博文中会简要介绍Leetcode P0018题目分析及解题思路。
“4Sum”是”3Sum”的一道衍生题,这道题也可以划归为”kSum”这样的原型。这道题考察的核心是双指针和指针移动的边界条件。
Given an array nums of n integers and an integer target, are there elements a, b, c, and d in nums such that a + b + c + d = target? Find all unique quadruplets in the array which gives the sum of target.
Note:
The solution set must not contain duplicate quadruplets.

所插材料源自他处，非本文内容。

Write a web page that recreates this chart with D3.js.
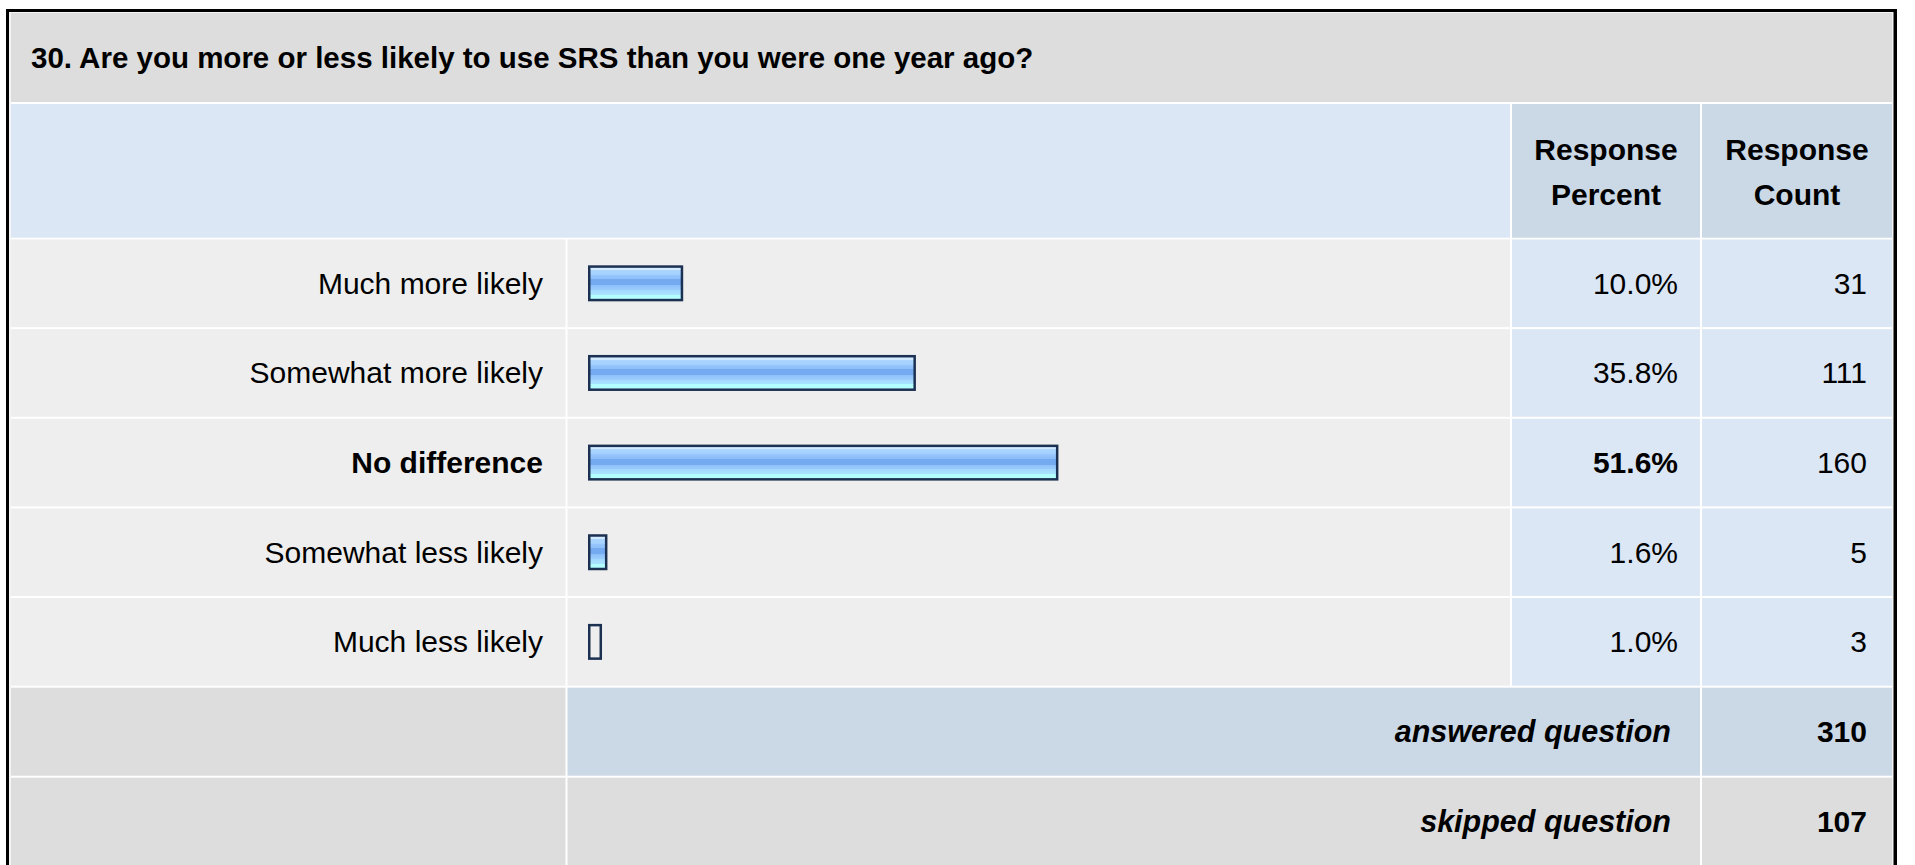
<!DOCTYPE html>
<html>
<head>
<meta charset="utf-8">
<script src="https://cdn.jsdelivr.net/npm/d3@7"></script>
<style>
  html, body { margin: 0; padding: 0; background: #ffffff; }
  svg { display: block; }
  text { font-family: "Liberation Sans", Arial, Helvetica, sans-serif; fill: #000; }
</style>
</head>
<body>
<svg id="chart" width="1915" height="865"></svg>
<script>
// ---- data ----
const title = "30. Are you more or less likely to use SRS than you were one year ago?";
const categories = ["Much more likely", "Somewhat more likely", "No difference", "Somewhat less likely", "Much less likely"];
const percents = [10.0, 35.8, 51.6, 1.6, 1.0];
const counts = [31, 111, 160, 5, 3];
const headerPercent = ["Response", "Percent"];
const headerCount = ["Response", "Count"];
const summaryLabels = ["answered question", "skipped question"];
const summaryValues = [310, 107];

// ---- layout ----
const svg = d3.select("#chart");
const W = 1915, H = 865;
const FS = 30;
const colGray = "#dddddd", colRow = "#eeeeee", colLightBlue = "#dce7f5", colBlueGray = "#cbd8e6";

const L = 11, R = 1892;
const labelR = 565.5, barL = 567.5, pctL = 1512, pctR = 1700, cntL = 1702;

// outer border
svg.append("rect").attr("x", 6).attr("y", 9).attr("width", 1897 - 6).attr("height", H + 20).attr("fill", "#000");
svg.append("rect").attr("x", 9).attr("y", 12).attr("width", 1893.5 - 9).attr("height", H + 20).attr("fill", "#f4f4f4");
svg.append("rect").attr("x", L).attr("y", 13).attr("width", R - L).attr("height", H + 20).attr("fill", "#ffffff");

// defs: bar gradient
const defs = svg.append("defs");
const grad = defs.append("linearGradient").attr("id", "barGrad").attr("x1", 0).attr("y1", 0).attr("x2", 0).attr("y2", 1);
[
  [0, "#d2eaff"], [0.10, "#d2eaff"], [0.10, "#add6ff"], [0.25, "#a2d0ff"], [0.25, "#97c7fc"],
  [0.38, "#8cbdf8"], [0.38, "#74aaf0"], [0.56, "#74aaf0"], [0.56, "#8dc0f9"], [0.70, "#9ccdfe"],
  [0.70, "#a3d8ff"], [0.84, "#a8e4ff"], [0.84, "#b3ffff"], [1, "#b3ffff"]
].forEach(([o, c]) => grad.append("stop").attr("offset", o).attr("stop-color", c));

// title band
svg.append("rect").attr("x", L).attr("y", 13).attr("width", R - L).attr("height", 102 - 13).attr("fill", colGray);
svg.append("text").attr("x", 31).attr("y", 57.5).attr("dy", "0.35em")
  .attr("font-size", 29.5).attr("font-weight", "bold").text(title);

// header band
const hTop = 104, hBot = 237.7;
svg.append("rect").attr("x", L).attr("y", hTop).attr("width", 1510 - L).attr("height", hBot - hTop).attr("fill", colLightBlue);
svg.append("rect").attr("x", pctL).attr("y", hTop).attr("width", pctR - pctL).attr("height", hBot - hTop).attr("fill", colBlueGray);
svg.append("rect").attr("x", cntL).attr("y", hTop).attr("width", R - cntL).attr("height", hBot - hTop).attr("fill", colBlueGray);
[[headerPercent, (pctL + pctR) / 2], [headerCount, (cntL + R) / 2]].forEach(([lines, cx]) => {
  const t = svg.append("text").attr("text-anchor", "middle").attr("font-size", FS).attr("font-weight", "bold");
  lines.forEach((s, i) => t.append("tspan").attr("x", cx).attr("y", 160 + i * 45).text(s));
});

// scales
const y = d3.scaleBand().domain(categories).range([239.5, 685.7]).paddingInner(2 / 89.7).paddingOuter(0);
const x = d3.scaleLinear().domain([0, 100]).range([0, 902]);
const maxP = d3.max(percents);

const rows = svg.append("g").selectAll("g").data(categories).join("g")
  .attr("transform", d => `translate(0,${y(d)})`);
const bw = y.bandwidth();

rows.append("rect").attr("x", L).attr("width", labelR - L).attr("height", bw).attr("fill", colRow);
rows.append("rect").attr("x", barL).attr("width", 1510 - barL).attr("height", bw).attr("fill", colRow);
rows.append("rect").attr("x", pctL).attr("width", pctR - pctL).attr("height", bw).attr("fill", colLightBlue);
rows.append("rect").attr("x", cntL).attr("width", R - cntL).attr("height", bw).attr("fill", colLightBlue);

rows.append("text").attr("x", 543).attr("y", bw / 2).attr("dy", "0.35em").attr("text-anchor", "end")
  .attr("font-size", FS).attr("font-weight", (d, i) => percents[i] === maxP ? "bold" : "normal").text(d => d);

// bars
const barH = 36, bs = 2.5, barX = 588;
rows.append("rect")
  .attr("x", barX + bs / 2).attr("y", bw / 2 - barH / 2 + bs / 2)
  .attr("width", (d, i) => x(percents[i]) + bs)
  .attr("height", barH - bs)
  .attr("fill", (d, i) => x(percents[i]) < 10 ? colRow : "url(#barGrad)")
  .attr("stroke", "#1c3152").attr("stroke-width", bs);

rows.append("text").attr("x", 1678).attr("y", bw / 2).attr("dy", "0.35em").attr("text-anchor", "end")
  .attr("font-size", FS).attr("font-weight", (d, i) => percents[i] === maxP ? "bold" : "normal")
  .text((d, i) => percents[i].toFixed(1) + "%");
rows.append("text").attr("x", 1867).attr("y", bw / 2).attr("dy", "0.35em").attr("text-anchor", "end")
  .attr("font-size", FS).text((d, i) => counts[i]);

// summary rows
const sumTops = [687.7, 777.7], sumH = 88;
summaryLabels.forEach((lab, i) => {
  const top = sumTops[i];
  const h = i === 1 ? H + 20 - top : sumH;
  const midCol = i === 0 ? colBlueGray : colGray;
  svg.append("rect").attr("x", L).attr("y", top).attr("width", labelR - L).attr("height", h).attr("fill", colGray);
  svg.append("rect").attr("x", barL).attr("y", top).attr("width", pctR - barL).attr("height", h).attr("fill", midCol);
  svg.append("rect").attr("x", cntL).attr("y", top).attr("width", R - cntL).attr("height", h).attr("fill", midCol);
  svg.append("text").attr("x", 1671).attr("y", top + sumH / 2).attr("dy", "0.35em").attr("text-anchor", "end")
    .attr("font-size", 30.5).attr("font-weight", "bold").attr("font-style", "italic").text(lab);
  svg.append("text").attr("x", 1867).attr("y", top + sumH / 2).attr("dy", "0.35em").attr("text-anchor", "end")
    .attr("font-size", FS).attr("font-weight", "bold").text(summaryValues[i]);
});
</script>
</body>
</html>
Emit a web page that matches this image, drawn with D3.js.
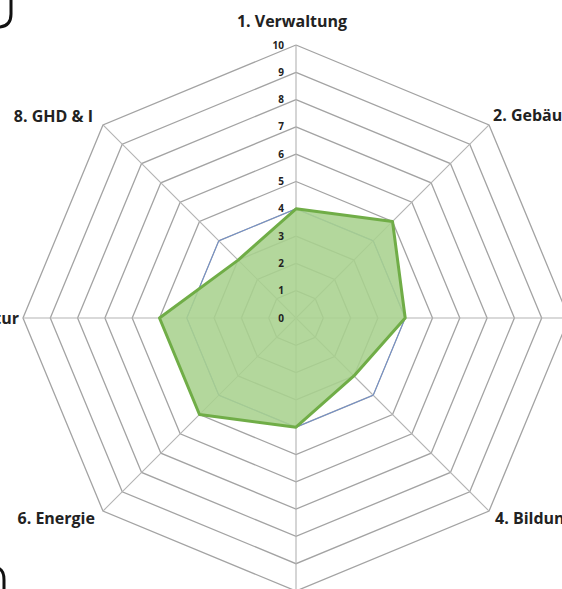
<!DOCTYPE html>
<html><head><meta charset="utf-8">
<script src="https://cdn.jsdelivr.net/npm/d3@7"></script>
<style>body{margin:0;background:#fff}svg{display:block}</style>
</head><body>
<script>
const categories = ["1. Verwaltung","2. Gebäude","3. Mobilität","4. Bildung","5. Wohnen","6. Energie","7. Infrastruktur","8. GHD & I"];
const seriesGreen = [4,5,4,3,4,5,5,3];
const seriesBlue = [4,4,4,4,4,4,4,4];
const ticks = [0,1,2,3,4,5,6,7,8,9,10];

const W=562,H=589,cx=296,cy=318;
const svg=d3.select("body").append("svg").attr("width",W).attr("height",H);
const r=d3.scaleLinear().domain([0,10]).range([0,273]);
const ang=d3.scalePoint().domain(d3.range(categories.length)).range([0,2*Math.PI*(7/8)]);
const pt=(i,v)=>[cx+r(v)*Math.sin(ang(i)),cy-r(v)*Math.cos(ang(i))];
const g=svg.append("g");
ticks.slice(1).forEach(t=>{
  g.append("path").attr("d",d3.line()(d3.range(8).map(i=>pt(i,t)).concat([pt(0,t)])))
   .attr("fill","none").attr("stroke","#a3a3a3").attr("stroke-width",1.3);
});
d3.range(8).forEach(i=>{
  const p=pt(i,10);
  g.append("line").attr("x1",cx).attr("y1",cy).attr("x2",p[0]).attr("y2",p[1])
   .attr("stroke","#b3b3b3").attr("stroke-width",1.1);
});
const radial=d3.lineRadial().angle((d,i)=>ang(i)).radius(d=>r(d)).curve(d3.curveLinearClosed);
const sg=svg.append("g").attr("transform",`translate(${cx},${cy})`);
sg.append("path").attr("d",radial(seriesBlue)).attr("fill","none").attr("stroke","#6a8ccf").attr("stroke-width",0.9);
sg.append("path").attr("d",radial(seriesGreen)).attr("fill","#a9d18e").attr("fill-opacity",0.88)
  .attr("stroke","#70ad47").attr("stroke-width",3).attr("stroke-linejoin","round");
ticks.forEach(t=>{
  svg.append("text").attr("x",cx-12).attr("y",cy-r(t)).attr("dy","0.35em").attr("text-anchor","end")
   .attr("font-family","Open Sans").attr("font-weight","bold").attr("font-size",10).attr("fill","#222").text(t);
});
const lab=[
  {a:"middle",dx:-4,dy:-18},
  {a:"start",dx:4,dy:-4},
  {a:"start",dx:8,dy:6},
  {a:"start",dx:6,dy:13},
  {a:"middle",dx:0,dy:30},
  {a:"end",dx:-8,dy:13},
  {a:"end",dx:-4,dy:6},
  {a:"end",dx:-10,dy:-3}
];
categories.forEach((c,i)=>{
  const p=pt(i,10);
  svg.append("text").attr("x",p[0]+lab[i].dx).attr("y",p[1]+lab[i].dy).attr("text-anchor",lab[i].a)
   .attr("font-family","Open Sans").attr("font-weight","bold").attr("font-size",16).attr("fill","#222").text(c);
});
svg.append("path").attr("d","M11,0 L11,14 Q11,27 -2,27").attr("fill","none").attr("stroke","#111").attr("stroke-width",3);
svg.append("path").attr("d","M-2,568 Q4,570 4,580 L4,592").attr("fill","none").attr("stroke","#111").attr("stroke-width",3);
</script>
</body></html>
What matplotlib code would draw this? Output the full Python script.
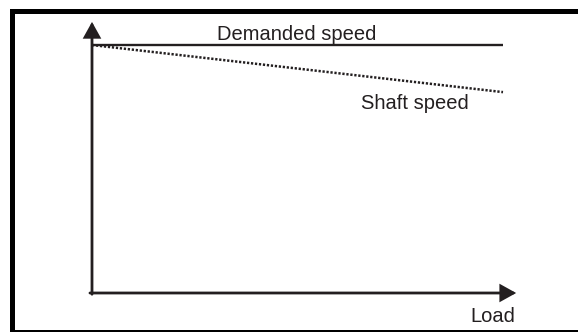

这道题的思路和p00015的思路基本一致。我们可以得出以下边界条件:
sum4 = nums[left]+nums[leftMed]+nums[rightMed]+nums[right]
fix left;
fix leftMed;
if sum4 > target
move right; right指针指向的是最大值,由于数组排序,right右边的一定更大,所以左移
else if sum3 < target
move rightMed; 理由同上但相反
else
record;
move rightMed;
move right; 这两个指针的相向移动是思路的核心,要强调,移动不能交错,移动需要保证结果去重
move leftMed;
move left;
以下是Java的题解代码实现。
class Solution {
public List<List<Integer>> fourSum(int[] nums, int target) {
if (nums == null || nums.length < 4)
return new ArrayList<>();
Arrays.sort(nums);
List<List<Integer>> quadruplets = new ArrayList<>();
for (int left=0; left<nums.length-3; ++left) {
if (left > 0 && nums[left] == nums[left-1])
continue;
for (int leftMed=left+1; leftMed<nums.length-2; ++leftMed) {
if (leftMed > left+1 && nums[leftMed] == nums[leftMed-1])
continue;
int rightMed = leftMed+1, right = nums.length-1, occupied = nums[left]+nums[leftMed];
while (rightMed < right) {
int sum4 = nums[rightMed]+nums[right]+occupied;
if (sum4 < target)
++rightMed;
else if (sum4 > target)
--right;
else {
quadruplets.add(Arrays.asList(new Integer[] {nums[left], nums[leftMed], nums[rightMed], nums[right]}));
++rightMed;
while (rightMed < right && nums[rightMed] == nums[rightMed-1])
++rightMed;
--right;
while (right > rightMed && nums[right] == nums[right+1])
--right;
}
}
}
}
return quadruplets;
}
}
以下是C++的题解代码实现。
class Solution {
public:
vector<vector<int>> fourSum(vector<int>& nums, int target) {
if (nums.size() < 4)
return vector<vector<int>>();
sort(nums.begin(), nums.end());
vector<vector<int>> quadruplets;
for (int left=0; left<nums.size()-3; ++left) {
if (left > 0 && nums[left] == nums[left-1])
continue;
for (int leftMed=left+1; leftMed<nums.size()-2; ++leftMed) {
if (leftMed > left+1 && nums[leftMed] == nums[leftMed-1])
continue;
int rightMed = leftMed+1, right = nums.size()-1, occupied = nums[left]+nums[leftMed];
while (rightMed < right) {
int sum4 = occupied+nums[rightMed]+nums[right];
if (sum4 > target)
--right;
else if (sum4 < target)
++rightMed;
else {
quadruplets.push_back({nums[left], nums[leftMed], nums[rightMed], nums[right]});
++rightMed;
while (rightMed < right && nums[rightMed] == nums[rightMed-1])
++rightMed;
--right;
while (right > rightMed && nums[right] == nums[right+1])
--right;
}
}
}
}
return quadruplets;
}
};